Whereas traditional geopolitics regards geography as a set of facts and relationships “out there” in the world awaiting description, critical geopolitics believes that geographic orders are created by key individuals and institutions and are then imposed on the world as frameworks of understanding. Critical geopolitical approaches seek to examine how it is that international politics are imagined spatially or geographically and in so doing to uncover the politics involved in writing the geography of global space. Gearoid ÓTuathail called this process “geo-graphing” (or earth-writing). For geopoliticians, there is great power available to those whose maps and explanations of world politics are accepted as accurate due to the influence that these have on the way in which the world and its workings are understood and, therefore, the effects that this has on subsequent political practice. Critical geopolitics aims to challenge the objectivity of geopoliticians. For example, the privileging of sight (especially with the use of maps and diagrams) over other senses in geopolitical reasoning allows geopoliticians to write as if from afar—as if somehow unconnected to the world being surveyed. This reinforces the idea of an objective account rather than one written from a position grounded within the events being discussed. It hides the fact that geopoliticians have their own points of view and loyalties.

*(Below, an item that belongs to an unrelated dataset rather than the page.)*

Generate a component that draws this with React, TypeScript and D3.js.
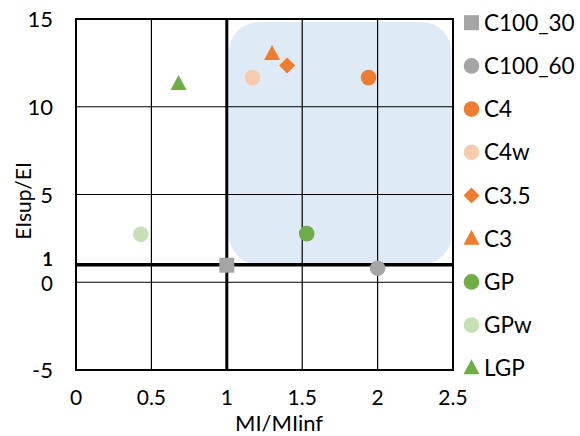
import React from "react";
import * as d3 from "d3";

const xTicks = [0, 0.5, 1, 1.5, 2, 2.5];
const yTicks = [15, 10, 5, 0, -5];
const xGrid = [0.5, 1.5, 2];
const yGrid = [10, 5, 0];

type Series = { name: string; shape: "square" | "circle" | "diamond" | "triangle"; color: string; x: number; y: number };
const seriesNames = ["C100_30", "C100_60", "C4", "C4w", "C3.5", "C3", "GP", "GPw", "LGP"];
const seriesShapes: Series["shape"][] = ["square", "circle", "circle", "circle", "diamond", "triangle", "circle", "circle", "triangle"];
const seriesColors = ["#A5A5A5", "#A5A5A5", "#ED7D31", "#F8CBAD", "#ED7D31", "#ED7D31", "#70AD47", "#C5E0B4", "#70AD47"];
const seriesX = [1.0, 2.0, 1.94, 1.17, 1.4, 1.3, 1.53, 0.43, 0.68];
const seriesY = [0.97, 0.8, 11.66, 11.66, 12.35, 13.0, 2.77, 2.73, 11.3];

const W = 580, H = 436;
const left = 76, right = 453, top = 19, bottom = 370;
const font = "Lato, 'Noto Sans', sans-serif";

function Marker({ shape, color, cx, cy }: { shape: string; color: string; cx: number; cy: number }) {
  if (shape === "square") return <rect x={cx - 7.5} y={cy - 7.5} width={15} height={15} fill={color} />;
  if (shape === "circle") return <circle cx={cx} cy={cy} r={7.8} fill={color} />;
  if (shape === "diamond") return <path d={`M${cx},${cy - 8}L${cx + 8},${cy}L${cx},${cy + 8}L${cx - 8},${cy}Z`} fill={color} />;
  return <path d={`M${cx},${cy - 9}L${cx + 8},${cy + 6}L${cx - 8},${cy + 6}Z`} fill={color} />;
}

export default function App() {
  const x = d3.scaleLinear().domain([0, 2.5]).range([left, right]);
  const y = d3.scaleLinear().domain([-5, 15]).range([bottom, top]);
  const data: Series[] = seriesNames.map((n, i) => ({ name: n, shape: seriesShapes[i], color: seriesColors[i], x: seriesX[i], y: seriesY[i] }));
  const legendY = d3.scaleLinear().domain([0, seriesNames.length - 1]).range([22.7, 368.3]);

  return (
    <svg width={W} height={H} style={{ position: "absolute", left: 0, top: 0 }} fontFamily={font}>
      <rect width={W} height={H} fill="#fff" />
      <rect x={x(1) + 2} y={y(15) + 3} width={x(2.5) - x(1) - 3.5} height={y(1) - y(15) - 3} rx={30} fill="#DEEBF7" />
      {xGrid.map((v) => (
        <line key={"xg" + v} x1={x(v)} x2={x(v)} y1={top} y2={bottom} stroke="#000" strokeWidth={1.2} />
      ))}
      {yGrid.map((v) => (
        <line key={"yg" + v} x1={left} x2={right} y1={y(v)} y2={y(v)} stroke="#000" strokeWidth={1.2} />
      ))}
      <rect x={left} y={top} width={right - left} height={bottom - top} fill="none" stroke="#000" strokeWidth={2} />
      <line x1={x(1)} x2={x(1)} y1={top} y2={bottom} stroke="#000" strokeWidth={3} />
      <line x1={left} x2={right} y1={y(1)} y2={y(1)} stroke="#000" strokeWidth={3.5} />
      {data.map((d) => (
        <Marker key={d.name} shape={d.shape} color={d.color} cx={x(d.x)} cy={y(d.y)} />
      ))}
      {xTicks.map((v) => (
        <text key={"xt" + v} x={x(v)} y={405} textAnchor="middle" fontSize={21} fill="#000">{v}</text>
      ))}
      {yTicks.map((v) => (
        <text key={"yt" + v} x={53} y={v === 0 ? y(v) + 9 : y(v) + 8} textAnchor="end" fontSize={v === 0 ? 20.5 : 22} fill="#000">{v}</text>
      ))}
      <text x={53} y={y(1) + 1.5} textAnchor="end" fontSize={18.5} fontWeight="bold" fill="#000">1</text>
      <text x={279} y={431.2} textAnchor="middle" fontSize={22} fill="#000">MI/MIinf</text>
      <text transform={`translate(31,201) rotate(-90)`} textAnchor="middle" fontSize={21} fill="#000">EIsup/EI</text>
      {data.map((d, i) => (
        <g key={"lg" + d.name}>
          <Marker shape={d.shape} color={d.color} cx={471.5} cy={legendY(i)} />
          <text x={484} y={legendY(i) + 8} fontSize={22.5} fill="#000">{d.name}</text>
        </g>
      ))}
    </svg>
  );
}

In arguing this, critical geopolitics suggests that geopolitics is not something simply linked to describing or predicting the shape of international politics; it is also central to the ways in which identity is formed and maintained in modern societies. National identity is not simply defined by what binds the members of the nation together; perhaps even more important, it is also defined by representing those who exist outside as different from members of the nation. Drawing borders around territory to produce “us” and “them” of the nation and those who are different does not simply reflect the divisions inherent in the world; it also helps to create these differences. Again, geopolitics does not simply reflect the facts of geography; dividing the world into domestic and international realms helps to form geographic orders and geographic relationships. Geopolitics reduces spaces and places to concepts or ideology. The complexity of global space is simplified to units that singularly display evidence of the characteristics that are used to define the spaces in the first place (e.g., Asia is exoticism, the Soviet Union is communism, Iran is fundamentalism, the United States is freedom and democracy).